Conaway would often boast he garnered more votes in the city than anyone else. He would put that to a test. In 2007, he challenged Mayor Martin O’Malley’s self-appointed successor Shelia Dixon. It was a crowded field (eight candidates)

Leading up to the primary (the de facto election for Mayor) there was talk of whittling the field. The top two candidates were Dixon and Councilman Keiffer Mitchell. According to reports Conaway initiated phone calls to convince some candidates to withdraw instead of splitting the vote. He was unsuccessful but, was convinced to support Mitchell. The date of the only televised debate was August 27, 2007 at Maryland Public Television.

I was on the panel with Jane Miller of WBAL TV to question the participants. Prior to the event, we go over areas we’d like to cover so we don’t repeat subjects. It was during this process we learned that Conaway may use this opportunity to endorse Mitchell. We were perplexed how it would be handled.

Jeff Salkin, the moderator, asked for opening statements from each candidate. When it was Conaway’s turn, he asked to make a statement. During his time he threw his support to Mitchell. Salkin then ask Conaway to step away from the podium and asked the other candidate to move over. The former candidate asked, “Are you throwing me off the debate?” “No, Mr. Conaway, you threw yourself off the debate,” says the moderator. It was a bizarre beginning to a debate.

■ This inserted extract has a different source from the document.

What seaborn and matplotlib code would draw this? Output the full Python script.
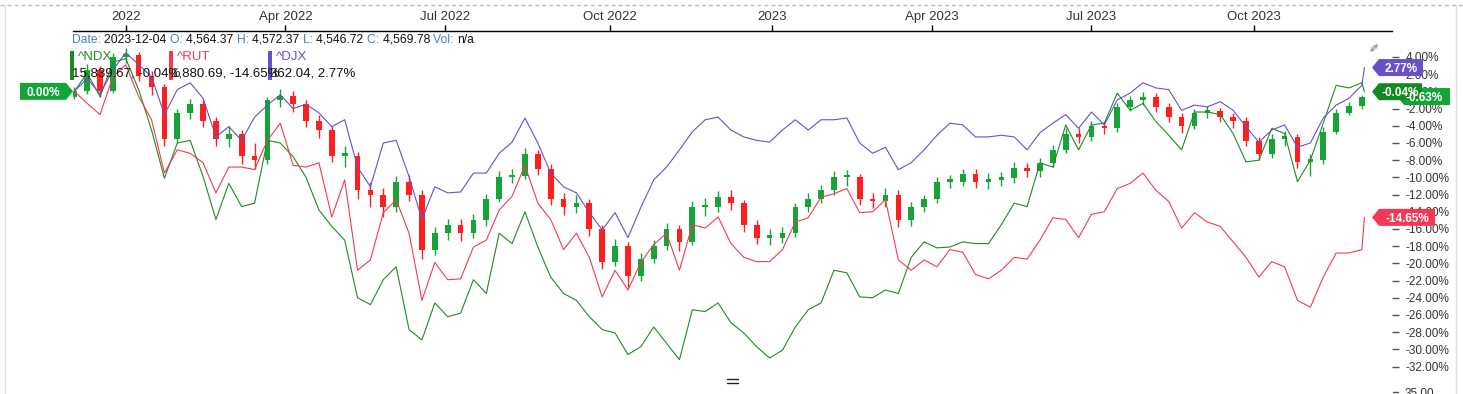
import numpy as np
import pandas as pd
import matplotlib.pyplot as plt
import matplotlib.transforms as mtransforms
from matplotlib.patches import Polygon, Rectangle, FancyArrowPatch
from matplotlib.lines import Line2D
import seaborn as sns

# % change since the first bar, sampled every 5th trading day (last value = 2023-12-04)
ndx = [0, 2.1, -0.6, 3.4, 3.8, 0.2, -4.5, -10.1, -6.0, -5.7,
       -9.9, -14.9, -10.7, -13.4, -13.0, -5.7, -6.0, -7.6, -10.0, -13.8,
       -15.7, -17.3, -24.0, -24.8, -21.9, -20.4, -27.7, -28.9, -24.6, -26.2,
       -25.8, -21.9, -23.5, -16.5, -17.7, -14.0, -18.1, -21.6, -23.5, -24.3,
       -26.2, -27.7, -28.1, -30.6, -29.7, -27.4, -29.3, -31.2, -25.4, -25.6,
       -24.6, -26.9, -28.1, -29.7, -31.0, -30.1, -27.4, -25.4, -24.6, -20.8,
       -21.1, -23.9, -24.0, -23.1, -23.5, -19.3, -17.5, -18.2, -18.1, -17.5,
       -17.7, -17.7, -15.5, -13.0, -13.4, -8.3, -8.8, -3.9, -6.8, -3.9,
       -3.7, -0.2, -2.2, -1.4, -3.5, -5.1, -6.8, -2.4, -2.4, -2.7,
       -4.9, -8.2, -8.0, -4.3, -4.9, -10.5, -8.0, -3.7, 0.7, 0.4,
       1.0, -0.04]
rut = [0, -1.4, -2.7, 1.7, 3.1, -0.6, -3.3, -9.5, -6.8, -7.2,
       -8.3, -11.8, -8.8, -8.8, -9.1, -5.7, -3.7, -8.6, -8.8, -8.3,
       -14.6, -10.3, -20.8, -19.6, -14.1, -12.6, -16.5, -24.3, -19.9, -21.9,
       -21.8, -18.1, -17.3, -13.8, -12.2, -8.6, -13.0, -14.9, -18.4, -16.5,
       -19.3, -23.9, -20.8, -23.1, -19.9, -17.8, -16.5, -20.8, -15.5, -15.9,
       -14.6, -17.7, -19.3, -19.8, -19.8, -18.4, -15.2, -14.7, -12.3, -11.9,
       -11.3, -14.1, -14.0, -12.6, -19.6, -20.8, -19.6, -20.4, -18.4, -18.7,
       -21.3, -21.8, -20.8, -19.3, -19.5, -17.3, -14.7, -14.9, -17.0, -14.3,
       -14.0, -11.3, -10.7, -9.5, -11.5, -12.8, -15.9, -14.1, -15.2, -15.7,
       -17.5, -19.3, -21.6, -19.8, -20.4, -24.3, -25.1, -21.6, -18.8, -18.8,
       -18.4, -14.65]
djx = [0, 1.5, -0.3, 2.5, 4.5, 3.1, 1.7, -2.7, 0.2, 1.0,
       -0.8, -5.3, -4.1, -5.7, -3.0, -1.6, -0.4, -2.0, -1.5, -2.5,
       -4.1, -3.3, -8.8, -11.1, -6.0, -5.7, -9.9, -14.9, -11.1, -11.8,
       -11.7, -9.5, -9.5, -7.2, -5.9, -3.1, -6.0, -9.5, -11.1, -11.8,
       -14.1, -16.1, -14.1, -17.0, -13.5, -10.3, -8.8, -6.8, -4.7, -3.3,
       -3.0, -4.5, -5.3, -5.7, -5.9, -4.5, -3.3, -4.5, -3.3, -3.3,
       -3.1, -6.0, -7.2, -6.5, -9.1, -8.3, -6.8, -5.1, -3.7, -3.9,
       -5.3, -5.3, -5.1, -5.3, -6.8, -4.8, -3.7, -2.7, -4.3, -2.4,
       -3.9, -1.0, -0.2, 1.0, 0.4, 0.2, -2.2, -1.6, -1.8, -1.2,
       -2.2, -4.1, -5.9, -4.5, -3.9, -6.5, -6.0, -3.1, -1.6, -0.8,
       0.7, 2.77]

# main series, weekly candles
spx_close = [0, 2.5, 0.0, 4.0, 4.2, 1.8, 0.5, -5.5, -2.5, -1.5,
             -3.5, -5.5, -5.0, -7.5, -8.0, -1.0, -0.5, -1.5, -3.5, -4.5,
             -7.5, -7.5, -11.5, -12.0, -13.5, -10.5, -12.0, -18.5, -16.5, -15.5,
             -16.5, -15.0, -12.5, -10.0, -9.8, -7.3, -9.0, -12.5, -13.5, -13.0,
             -16.0, -19.8, -18.0, -21.5, -19.5, -18.0, -16.0, -17.5, -13.5, -13.5,
             -12.3, -13.0, -15.5, -17.0, -17.0, -16.5, -13.5, -12.5, -11.5, -10.0,
             -10.0, -12.5, -12.8, -12.0, -15.0, -13.5, -12.5, -10.5, -10.5, -9.6,
             -10.5, -10.3, -10.1, -8.9, -9.3, -8.3, -6.8, -4.9, -5.3, -4.0,
             -4.3, -1.8, -1.0, -0.6, -1.8, -3.0, -4.0, -2.5, -2.3, -3.0,
             -3.5, -5.8, -7.3, -5.5, -5.3, -8.2, -8.0, -4.7, -2.5, -1.7,
             -0.6]
spx_high = [0.5, 3.2, 2.9, 4.5, 5.0, 4.6, 2.4, 0.9, -2.0, -0.9,
            -1.0, -3.0, -4.0, -4.5, -6.0, -0.6, 0.3, 0.0, -1.0, -2.8,
            -4.0, -6.3, -7.0, -10.5, -11.2, -9.8, -9.7, -11.5, -15.8, -14.8,
            -14.8, -14.3, -11.9, -9.3, -9.0, -6.6, -6.8, -8.5, -11.8, -12.0,
            -12.5, -15.5, -17.2, -17.5, -18.8, -17.3, -15.3, -15.5, -12.8, -12.4,
            -11.6, -11.5, -12.6, -15.0, -16.0, -15.8, -13.0, -11.8, -10.9, -9.3,
            -9.2, -9.6, -11.8, -11.2, -11.5, -12.9, -12.0, -10.0, -9.7, -9.0,
            -9.0, -9.5, -9.4, -8.2, -8.3, -7.7, -6.2, -4.3, -4.3, -3.5,
            -3.4, -1.3, -0.5, -0.1, -0.2, -1.4, -2.5, -2.0, -1.7, -1.9,
            -2.5, -3.0, -5.3, -5.0, -4.6, -4.9, -7.3, -4.2, -2.0, -1.2,
            -0.4]
spx_low = [-0.9, -0.3, -0.6, -0.2, 3.3, 1.2, -0.4, -6.3, -6.0, -3.2,
           -4.2, -6.4, -6.5, -8.4, -9.0, -8.5, -1.8, -2.4, -4.2, -5.4,
           -8.2, -8.8, -12.5, -13.5, -14.6, -14.0, -12.8, -19.5, -19.0, -17.3,
           -17.4, -17.0, -15.6, -12.9, -10.7, -10.2, -9.7, -13.2, -14.4, -14.2,
           -16.8, -20.6, -20.3, -22.8, -22.0, -20.0, -18.5, -18.6, -17.9, -14.5,
           -14.0, -13.8, -16.3, -17.8, -17.9, -17.6, -16.9, -14.0, -13.0, -12.0,
           -11.0, -13.2, -13.6, -13.5, -15.8, -15.6, -14.0, -13.0, -11.2, -11.0,
           -11.2, -11.3, -11.0, -10.6, -10.0, -9.9, -8.8, -7.2, -6.0, -5.8,
           -5.0, -4.7, -2.3, -1.6, -2.4, -3.6, -4.8, -4.4, -3.1, -3.6,
           -4.3, -6.4, -8.0, -7.8, -6.3, -8.9, -9.8, -8.4, -5.0, -2.8,
           -2.0]
spx_open = [-0.6] + spx_close[:-1]

candle_day = list(range(0, 505, 5))
line_day = candle_day + [501]

quarter_day = [20, 82, 144, 208, 271, 333, 395, 458]
quarter_lbl = ["2022", "Apr 2022", "Jul 2022", "Oct 2022",
               "2023", "Apr 2023", "Jul 2023", "Oct 2023"]
y_ticks = list(range(4, -33, -2))

C_NDX, C_RUT, C_DJX = "#1f8a24", "#f23a55", "#6a50c8"
C_UP, C_DOWN = "#17a338", "#ff1f1f"

sns.set_theme(style="white")
plt.rcParams['font.family'] = ['Liberation Sans', 'DejaVu Sans']

W, H = 1463, 394
fig = plt.figure(figsize=(W / 100, H / 100), dpi=100)
fig.patch.set_facecolor("white")
ax = fig.add_axes([73 / W, 1 - 378 / H, (1392 - 73) / W, (378 - 31) / H])
ax.set_xlim(-0.5, 511.7)
ax.set_ylim(-33.33, 7.02)

# candles
for d, o, hi, lo, c in zip(candle_day, spx_open, spx_high, spx_low, spx_close):
    col = C_UP if c >= o else C_DOWN
    ax.vlines(d, lo, hi, color=col, lw=1, zorder=3)
    body = max(abs(c - o), 0.3)
    ax.bar(d, body, bottom=min(o, c), width=2.2, color=col, lw=0, zorder=3)

lines = pd.DataFrame({
    "day": line_day * 3,
    "pct": ndx + rut + djx,
    "sym": ["^NDX"] * len(ndx) + ["^RUT"] * len(rut) + ["^DJX"] * len(djx),
})
sns.lineplot(data=lines, x="day", y="pct", hue="sym", estimator=None, sort=False,
             palette={"^NDX": C_NDX, "^RUT": C_RUT, "^DJX": C_DJX},
             linewidth=0.8, legend=False, ax=ax, zorder=4)

# axes styling: dates on top, % on the right
for s in ["left", "right", "bottom"]:
    ax.spines[s].set_visible(False)
ax.spines["top"].set_color("black")
ax.spines["top"].set_linewidth(1)
ax.xaxis.set_ticks_position("top")
ax.set_xticks(quarter_day)
ax.set_xticklabels(quarter_lbl)
ax.tick_params(axis="x", direction="out", length=4, width=1, color="black",
               labelsize=9.5, labelcolor="#333333", pad=2)
ax.yaxis.set_ticks_position("right")
ax.set_yticks(y_ticks)
ax.set_yticklabels([f"{v:.2f}%" for v in y_ticks])
ax.tick_params(axis="y", direction="out", length=5, width=1, color="#555555",
               labelsize=8.5, labelcolor="#333333", pad=5)
ax.set_xlabel("")
ax.set_ylabel("")


def px(x, y):
    return (x / W, 1 - y / H)


# frame lines of the widget
fig.add_artist(Line2D([0, 1], [1 - 4.5 / H] * 2, transform=fig.transFigure,
                      color="#bbbbbb", lw=1, ls=(0, (3, 2))))
fig.add_artist(Line2D([5 / W] * 2, [0, 1 - 4.5 / H], transform=fig.transFigure,
                      color="#dddddd", lw=1))
fig.add_artist(Line2D([1456 / W] * 2, [0, 1 - 4.5 / H], transform=fig.transFigure,
                      color="#dddddd", lw=1))

# OHLC info line
info = [("Date: ", "#4a80c0"), ("2023-12-04 ", "#111111"), ("O: ", "#4a80c0"),
        ("4,564.37 ", "#111111"), ("H: ", "#4a80c0"), ("4,572.37 ", "#111111"),
        ("L: ", "#4a80c0"), ("4,546.72 ", "#111111"), ("C: ", "#4a80c0"),
        ("4,569.78 ", "#111111"), ("Vol: ", "#4a80c0"), ("n/a", "#111111")]
prev = fig.text(*px(72, 40), info[0][0], color=info[0][1], fontsize=8.7, va="center")
for s, c in info[1:]:
    prev = ax.annotate(s, xy=(1, 0), xycoords=prev, va="bottom", ha="left",
                       fontsize=8.7, color=c, annotation_clip=False)

# legend of comparison symbols
for x0, name, val, col in [(70, "^NDX", "15,839.67, -0.04%", C_NDX),
                           (169, "^RUT", "1,880.69, -14.65%", C_RUT),
                           (268, "^DJX", "362.04, 2.77%", C_DJX)]:
    fig.add_artist(Rectangle(px(x0, 80), 4 / W, 29 / H, transform=fig.transFigure,
                             color=col, lw=0))
    fig.text(*px(x0 + 8, 57), name, color=col, fontsize=9.5, va="center")
    fig.text(*px(x0 + 2, 73), val, color="#111111", fontsize=9.5, va="center")

ident = mtransforms.IdentityTransform()


def tag(val, x0, x1, color, text, tx=None, point="left"):
    yc = ax.transData.transform((0, val))[1]
    h = 8.5
    if point == "left":
        pts = [(x0, yc), (x0 + 7, yc + h), (x1, yc + h), (x1, yc - h), (x0 + 7, yc - h)]
        cx = (x0 + 7 + x1) / 2
    else:
        pts = [(x1, yc), (x1 - 7, yc + h), (x0, yc + h), (x0, yc - h), (x1 - 7, yc - h)]
        cx = (x0 + x1 - 7) / 2
    fig.add_artist(Polygon(pts, closed=True, transform=ident, fc=color, ec="none"))
    fig.add_artist(plt.Text(tx if tx else cx, yc, text, transform=ident, color="white",
                            fontsize=8.5, fontweight="bold", ha="center",
                            va="center_baseline"))


tag(0.0, 20, 73, "#13a538", "0.00%", point="right")
tag(spx_close[-1], 1397, 1450, "#13a538", "-0.63%", tx=1424)
tag(djx[-1], 1372, 1423, C_DJX, "2.77%")
tag(ndx[-1], 1372, 1422, "#118a22", "-0.04%")
tag(rut[-1], 1372, 1435, C_RUT, "-14.65%")

# expand icon, pane handle, next pane label
fig.add_artist(FancyArrowPatch(px(1368, 54), px(1380, 42), transform=fig.transFigure,
                               arrowstyle="<->", mutation_scale=6, color="#9a9a9a", lw=0.9))
for yy in (378.5, 382.5):
    fig.add_artist(Line2D([727 / W, 738 / W], [1 - yy / H] * 2,
                          transform=fig.transFigure, color="#222222", lw=1))
fig.add_artist(Line2D([1393 / W, 1398 / W], [1 - 392 / H] * 2,
                      transform=fig.transFigure, color="#555555", lw=1))
fig.text(*px(1405, 388), "35.00", fontsize=8.5, color="#333333", va="top")

fig.savefig("out.png", dpi=100)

This would not be the last time we would hear from Conaway as a Mayoral Candidate he reprises this role again in 2011. I ran into him during a radio interview and the guy who was dressed to the “nines” call me Mr. Robinson. I told him that wasn’t necessary. He pulled me to the side and wondered aloud, “Why the city would keep electing leaders who didn’t care about the city.” I couldn’t answer the question.

In December, I received word Frank Conaway was abandoning the Democratic Party. It seemed out of character but, as I looked back the issues surrounding him and the investigations of his family would make you question why stay in the Democratic Party. According to the political icon all I got "was a cold shoulder and the door." He would become the only Republican in a democratically controlled infra-structure in Baltimore.

Frank Conaway Sr. came of age during a time when some African-Americans were called “salt of earth.” They made their way when there were few options. He served his country and community in an honorable way. A true public servant in every sense of the work. “Rest well humble servant.”